Heaps of government red tape, Baby Boomers ready to ditch loans for retirement, and fierce competition could lead to the rekindling of merger and acquisition activity among community banks.
At least, that is the talk in banking circles.
“What we are seeing is, it isn’t just competition from the big players, even the mid and smaller banks are competing on price,” said Jim Basey, vice chairman and CEO of Centennial Bank, which operates under the Denver-based holding company CIC Bancshares Inc. and is to be acquired by Iowa-based Heartland Financial USA Inc. in a deal pending final approval by the CIC Bancshares board of directors.
The buzz around community banking M&A is the result of a combination of issues, said Larry Martin, chairman of Bank Strategies LLC, which advises banks.
Some are unprepared
Some bankers have not made succession plans and selling is a good option. And some are drowning in the costs of compliance with government regulations, including the rules of the Dodd-Frank Wall Street Reform and Consumer Protection Act.
And now something new weighing on community banks is a looming change in how banks account for loan losses, known as Current Expected Credit Loss (CECL). Bankers say it’s another regulation that will cost them time and money and they say it’s unnecessary. The new rule would go into affect for community banks in 2020.
“Size is becoming more and more critical for small banks,” Basey said about motivation to merge.
“When we started, we were a $20 million bank, and we thought, if we could get to $250 million, we can cover the compliance and oversight costs. Then it was $500 million.
“Now we say, we need to be over $1 billion.”
Now the combined Centennial Bank with Heartland Financial will put the bank at about $1 billion in assets. Under the acquisition agreement – which is expected to be finalized in the spring — Centennial Bank merged with Summit Bank & Trust, which has three locations in Broomfield, Thornton and Erie, and will operate under the Centennial Bank brand.
Timing is critical
The buzz about M&A activity could be about timing, Martin said. Stock analysts are treating mergers and acquisitions favorably, which could encourage more M&A of community banks –independent, locally owned banks with assets ranging from less than $10 million to $10 billion, as defined by the Federal Deposit Insurance Corporation (FDIC.)

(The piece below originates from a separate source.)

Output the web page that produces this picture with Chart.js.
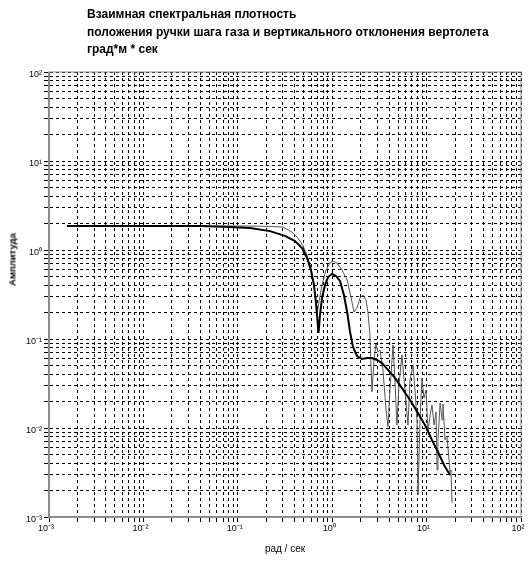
<!DOCTYPE html>
<html lang="ru">
<head>
<meta charset="utf-8">
<title>Взаимная спектральная плотность</title>
<script src="https://cdn.jsdelivr.net/npm/chart.js@4.4.1/dist/chart.umd.min.js"></script>
<style>
    html, body { margin: 0; padding: 0; background: #fff; }
    #wrap { position: relative; width: 530px; height: 567px; overflow: hidden; }
    #spectrChart { position: absolute; left: 0; top: 0; }
    #title {
        position: absolute; left: 87px; top: 6px;
        font: bold 12px "Liberation Sans", Arial, sans-serif;
        line-height: 17.5px; color: #000; white-space: nowrap;
    }
    #yTitle {
        position: absolute; left: -38px; top: 254px; width: 100px;
        text-align: center; transform: rotate(-90deg);
        font: bold 9.5px "Liberation Sans", Arial, sans-serif; color: #000;
    }
</style>
</head>
<body>
<div id="wrap">
    <canvas id="spectrChart" width="530" height="567"></canvas>
    <div id="title">Взаимная спектральная плотность<br>положения ручки шага газа и вертикального отклонения вертолета<br>град*м * сек</div>
    <div id="yTitle">Амплитуда</div>
</div>
<script>
/* ---------- данные ---------- */

// сглаженная оценка (жирная линия)
const freqThick = [0.00155, 0.0118, 0.0398, 0.0826, 0.135, 0.219, 0.316, 0.404, 0.479, 0.541,
    0.595, 0.641, 0.673, 0.698, 0.716, 0.743, 0.780, 0.839, 0.904, 0.995,
    1.096, 1.21, 1.33, 1.44, 1.545, 1.66, 1.83, 2.07, 2.34, 2.64,
    2.98, 3.37, 3.90, 4.62, 5.48, 6.67, 8.11, 9.61, 11.4, 13.2,
    15.3, 17.7];
const ampThick = [1.86, 1.86, 1.86, 1.81, 1.77, 1.63, 1.44, 1.26, 1.05, 0.813,
    0.596, 0.404, 0.254, 0.163, 0.117, 0.186, 0.289, 0.404, 0.497, 0.537,
    0.511, 0.449, 0.312, 0.201, 0.120, 0.0813, 0.0644, 0.0596, 0.0612, 0.0612,
    0.0581, 0.0537, 0.0449, 0.0365, 0.0281, 0.0206, 0.0147, 0.0108, 0.00733, 0.00537,
    0.00384, 0.00296];

// исходная оценка (тонкая линия)
const freqThin = [0.00155, 0.0118, 0.0647, 0.135, 0.219, 0.301, 0.375, 0.435, 0.491, 0.541,
    0.595, 0.641, 0.673, 0.698, 0.724, 0.780, 0.859, 0.948, 1.019, 1.124,
    1.27, 1.44, 1.58, 1.70, 1.83, 1.97, 2.12, 2.28, 2.39, 2.51,
    2.64, 2.77, 2.91, 3.05, 3.21, 3.45, 3.72, 3.90, 4.09, 4.41,
    4.62, 4.85, 5.10, 5.48, 5.90, 6.35, 6.67, 7.18, 7.53, 7.91,
    8.11, 8.51, 8.93, 9.38, 9.86, 10.35, 10.9, 11.4, 12.0, 12.6,
    12.9, 13.2, 13.9, 14.6, 14.9, 15.7, 16.4, 17.3, 17.7, 18.1,
    18.6];
const ampThin = [1.86, 1.86, 1.86, 1.86, 1.84, 1.81, 1.59, 1.36, 1.11, 0.879,
    0.628, 0.404, 0.274, 0.201, 0.261, 0.404, 0.596, 0.714, 0.752, 0.714,
    0.596, 0.460, 0.296, 0.201, 0.223, 0.289, 0.312, 0.274, 0.201, 0.111,
    0.0254, 0.0581, 0.0879, 0.0714, 0.0752, 0.0449, 0.0159, 0.0103, 0.0267, 0.0857,
    0.0346, 0.0108, 0.0304, 0.0661, 0.0267, 0.0108, 0.0346, 0.0510, 0.0267, 0.0123,
    0.00177, 0.0123, 0.0365, 0.0217, 0.0267, 0.00902, 0.0140, 0.0181, 0.0108, 0.0151,
    0.00337, 0.00733, 0.0191, 0.0123, 0.0186, 0.00733, 0.00813, 0.00437, 0.00320, 0.00337,
    0.00144];

// декады осей и их подписи
const xDecades = [0.001, 0.01, 0.1, 1, 10, 100];
const xTickLabels = ["10⁻³", "10⁻²", "10⁻¹", "10⁰", "10¹", "10²"];
const yDecades = [0.001, 0.01, 0.1, 1, 10, 100];
const yTickLabels = ["10⁻³", "10⁻²", "10⁻¹", "10⁰", "10¹", "10²"];

const xTitle = "рад / сек";

/* ---------- вспомогательное ---------- */

const toPoints = (xs, ys) => xs.map((x, i) => ({ x, y: ys[i] }));

// метки 1..9 внутри каждой декады
function logTicks(decades) {
    const out = [];
    for (let i = 0; i < decades.length - 1; i++) {
        for (let m = 1; m <= 9; m++) out.push({ value: m * decades[i] });
    }
    out.push({ value: decades[decades.length - 1] });
    return out;
}

function decadeLabel(value, decades, labels) {
    const k = decades.findIndex(d => Math.abs(d - value) < d * 1e-6);
    return k >= 0 ? labels[k] : "";
}

const tickFont = { family: "'Liberation Sans', Arial, sans-serif", size: 9 };
const gridDash = [3, 3];

// рамка поля графика (серые оси)
const framePlugin = {
    id: "frame",
    beforeDatasetsDraw(chart) {
        const { ctx, chartArea: a } = chart;
        ctx.save();
        ctx.setLineDash([]);
        ctx.strokeStyle = "#8c8c8c";
        ctx.lineWidth = 1;
        ctx.strokeRect(a.left, a.top, a.right - a.left, a.bottom - a.top);
        ctx.lineWidth = 2;
        ctx.beginPath();
        ctx.moveTo(a.left, a.top);
        ctx.lineTo(a.left, a.bottom);
        ctx.lineTo(a.right, a.bottom);
        ctx.stroke();
        ctx.restore();
    }
};

const gridOpts = {
    color: "#000",
    lineWidth: 1,
    tickLength: 5,
    tickColor: "#000",
    borderDash: gridDash,
    tickBorderDash: [5, 0]
};
const borderOpts = { display: true, color: "rgba(0,0,0,0)", width: 1, dash: gridDash };

/* ---------- график ---------- */

new Chart(document.getElementById("spectrChart"), {
    type: "line",
    data: {
        datasets: [
            {
                data: toPoints(freqThick, ampThick),
                borderColor: "#000",
                borderWidth: 2,
                pointRadius: 0,
                tension: 0,
                fill: false
            },
            {
                data: toPoints(freqThin, ampThin),
                borderColor: "#555",
                borderWidth: 1,
                pointRadius: 0,
                tension: 0,
                fill: false
            }
        ]
    },
    options: {
        responsive: false,
        devicePixelRatio: 1,
        animation: false,
        layout: { padding: { top: 72, right: 9, bottom: 0, left: 0 } },
        plugins: {
            legend: { display: false },
            tooltip: { enabled: false }
        },
        scales: {
            x: {
                type: "logarithmic",
                min: 0.001,
                max: 100,
                afterBuildTicks: s => { s.ticks = logTicks(xDecades); },
                afterFit: s => { s.height = 50; },
                grid: gridOpts,
                border: borderOpts,
                ticks: {
                    autoSkip: false,
                    maxRotation: 0,
                    padding: 1,
                    labelOffset: -3,
                    color: "#000",
                    font: tickFont,
                    callback: v => decadeLabel(v, xDecades, xTickLabels)
                },
                title: {
                    display: true,
                    text: xTitle,
                    color: "#000",
                    font: { family: "'Liberation Sans', Arial, sans-serif", size: 10 },
                    padding: { top: 0, bottom: 12 }
                }
            },
            y: {
                type: "logarithmic",
                min: 0.001,
                max: 100,
                afterBuildTicks: s => { s.ticks = logTicks(yDecades); },
                afterFit: s => { s.width = 49; },
                grid: gridOpts,
                border: borderOpts,
                ticks: {
                    autoSkip: false,
                    padding: 2,
                    labelOffset: 3,
                    color: "#000",
                    font: tickFont,
                    callback: v => decadeLabel(v, yDecades, yTickLabels)
                }
            }
        }
    },
    plugins: [framePlugin]
});
</script>
</body>
</html>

“Some banks are just beginning to get to a position where they cleaned up from the last downturn – I know it sounds hard to believe it’s taken this long, but some had big enough problems, where now they are in a position to sell,” Martin said.
The downside, he said, is that mergers and acquisitions would mean fewer choices for consumers. According to the FDIC, consolidation in recent years had its biggest effect on the very smallest banks. The number of institutions with assets less than $100 million declined by 85 percent between 1985 and 2013. Meanwhile, institutions with assets greater than $10 billion have seen their number almost triple, while their total assets have increased more than ten-fold, according to the FDIC.
“Community banks are the banks that deal with small and medium size businesses and are willing to take greater chances and risk in small businesses,” Martin said. “When you have fewer, it has an economic impact on the state going forward.”